The assay begins with a urine sample and following urine sedimentation and DNA extraction, the samples were analyzed using low-coverage whole-genome sequencing (LC-WGS). Urine-exfoliated cell DNA was analyzed by Illumina HiSeq XTen (Illumina, San Diego, USA) followed by genotyping with a customized bioinformatics workflow named Urine Exfoliated Cells Copy Number Aberration Detector (UroCAD). Because the assay relies on the detection of overall CNV burden, and not on the identification of specific genetic alterations, this cost-effective sequencing method was an ideal technique for sample analysis.

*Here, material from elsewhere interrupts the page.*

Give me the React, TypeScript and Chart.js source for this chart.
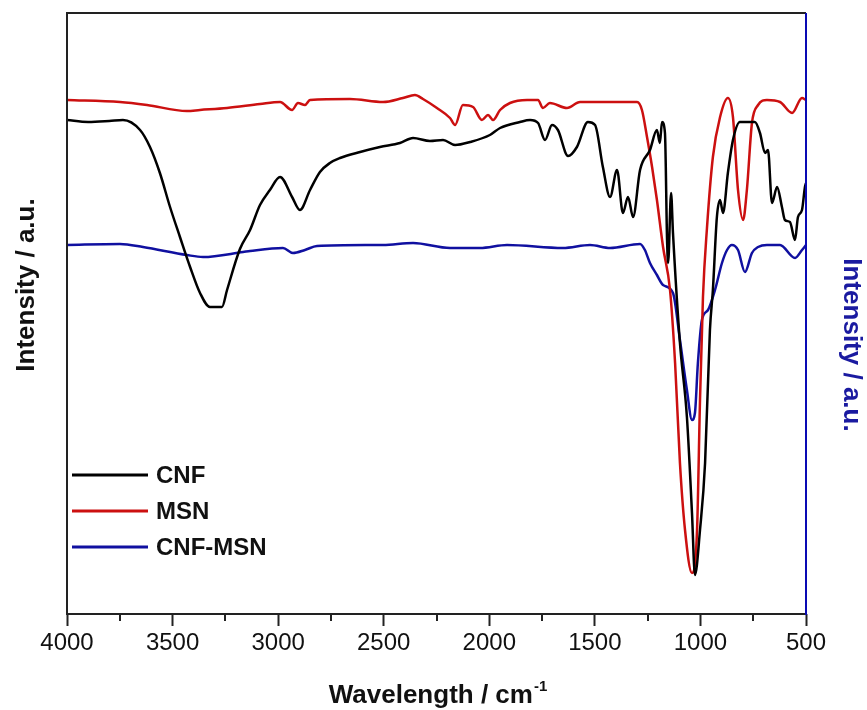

The UroCAD assay was evaluated in a validation cohort comprising 95 patients (56 with urothelial carcinoma, 39 without cancer). When compared with urine cytology, the investigators found that UroCAD had significantly higher sensitivity (80.4% versus 33.9%) and comparable specificity (94.9% versus 100%) for the detection of urothelial carcinoma. Further, in the seven patients whose low-grade tumors were confined to the epithelial layer of the bladder (pTa tumors), UroCAD had a sensitivity of 71.4%, while urine cytology had a sensitivity of 0%.

The sensitivity of UroCAD corresponded with tumor grade, as it could detect low-grade and high-grade urothelial carcinoma with a sensitivity of 60% and 86.6%, respectively. Further, the sensitivity of the test correlated with tumor size; the sensitivity of detection for tumors of 1 cm or less, tumors between 1 and 3 cm, and tumors greater than 3 cm was 66.7%, 72%, and 95.5%, respectively.

Jia-Tao Ji, MD, PhD, a Urologist and a senior author of the study, said, “"For patients with hematuria or who have suspected urothelial carcinoma, UroCAD is a promising way to replace cytology and to reduce repeated cystoscopy examinations.”

The authors concluded that UroCAD could be a robust urothelial carcinoma diagnostic method with improved sensitivity and similar specificity as compared with cytology tests. It may be used as a noninvasive approach for diagnosis and recurrence surveillance in urothelial carcinoma prior to the use of cystoscopy, which would largely reduce the burden on patients. The study was published on October 9, 2020 in the journal Clinical Cancer Research.